Valpolicella Ripasso Superiore represents one of the best values coming out of Italy these days. It’s not a wine you mindlessly gulp while yapping away with your girlfriends about the latest episode of who. knows what on Netflix. It is a wine to which you pause and gently pay attention. How often can you reliably find a wine that will compete on finesse and complexity with a Super Tuscan, a Bordeaux, a Napa Cabernet- at a fraction of the price.

Remarkably, and unfortunately however, Valpolicella seem to be lost within that enormous landscape of amazing old world wines that is just beyond the comfortable reach of familiarity for most consumers. Break the shackles my friends, it is time to indulge your taste buds and step out of the mainstream consumption to a world of wonder.

If you are ready to take the red pill and see how far down the rabbit hole goes, head out and find one now. A Valpolicella Ripasso just may launch you into a new and heavenly cosmos that you never knew existed. I remember the bottle that did it to me… A 2011 Cavalotto Barbera d’Alba Superiore. Layer upon layer of cocoa, leather, tobacco, dried berries, and, ahem well, I digress.

If you are ready to step out of the most obvious consumer oriented wines on the shelves at your local liquor store, and you can justifiably bump up your expenditure to the $30-40 range, by all means indulge in a Valpolicella Ripasso Superiore!

If not, take the blue pill, enjoy your California pinot, and have a nice day.

The important distinction is the Ripasso style of winemaking. As in a standard Valpolicella from Pra, the clusters are destemmed and undergo delestage* fermentation. The wine is then fermented a second time by the introduction of Amarone pulp and lees. In this particular wine, elevage continues with five days maceration and twelve months in large tonneaux.Graziano Pra made his name with the production Soave whites, and in 2001 bought the Morandina vineyard to plant the traditional red varieties of the region – Corvina, Corvinone, Rondinella and Osileta – to make the Valpolicella DOC. These vines exist among the higher elevations of the Veneto region and see excellent drainage and a cozy south facing position to enjoy the long afternoon sunshine.

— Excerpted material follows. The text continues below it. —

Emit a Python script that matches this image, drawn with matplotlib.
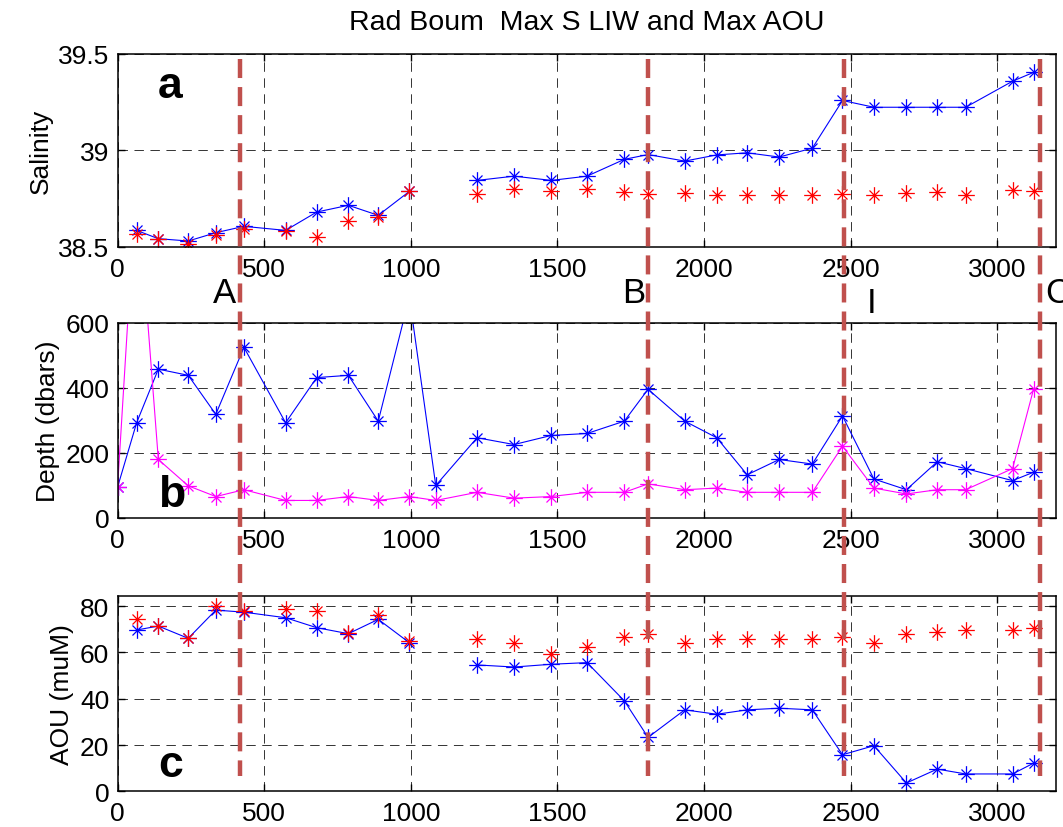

This “Ripasso” technique enhances the wine in wonderful and deep ways. Aromas and flavors are deeper and more elaborately expressed – plum, blackberries, cherries, a slight peppery heat, earthiness and some forest floor hints, a touch of cocoa and tobacco from the barrel treatment. Further tannins, pigments, and phenolic compounds are introduced, and the body is also ramped up to 14% and above because of the added yeast food source to ferment again. As such, this wine can easily stand up to more robust food pairings.

And it’s the perfect time to open a 2011, as the tannins are mellowed to integrate well with the overall structure of the wine. This is a delicious wine to be discovered. Smooth and elegant yet approachable, with a silky lingering finish. A 2011 Pra Morandina Valpolicella Ripasso Superiore, it’s what’s for dinner!

Now having said all that, it may be a challenge to find this exact wine. Chances are it is not on the shelf at your local mass market store, so by all means just grab another Valpolicella Ripasso Superiore to try out. You’ll be glad you did!

*Delestage

A winemaking technique that lightens the tannin build up from macerating with the grape solids, and enhances the fruity ester compounds, by separating the juice and grape solids in a daily rack-and-return practice. The fermenting juice is separated from the solids to undergo some aeration that will soften the astringent tannins through oxidation. Once the wine is racked, a portion of the solids is removed to limit the transfer of harsh young tannins. Pump over can mimic the same affects, but only to a limited degree because the juice is never separated fully from the solids.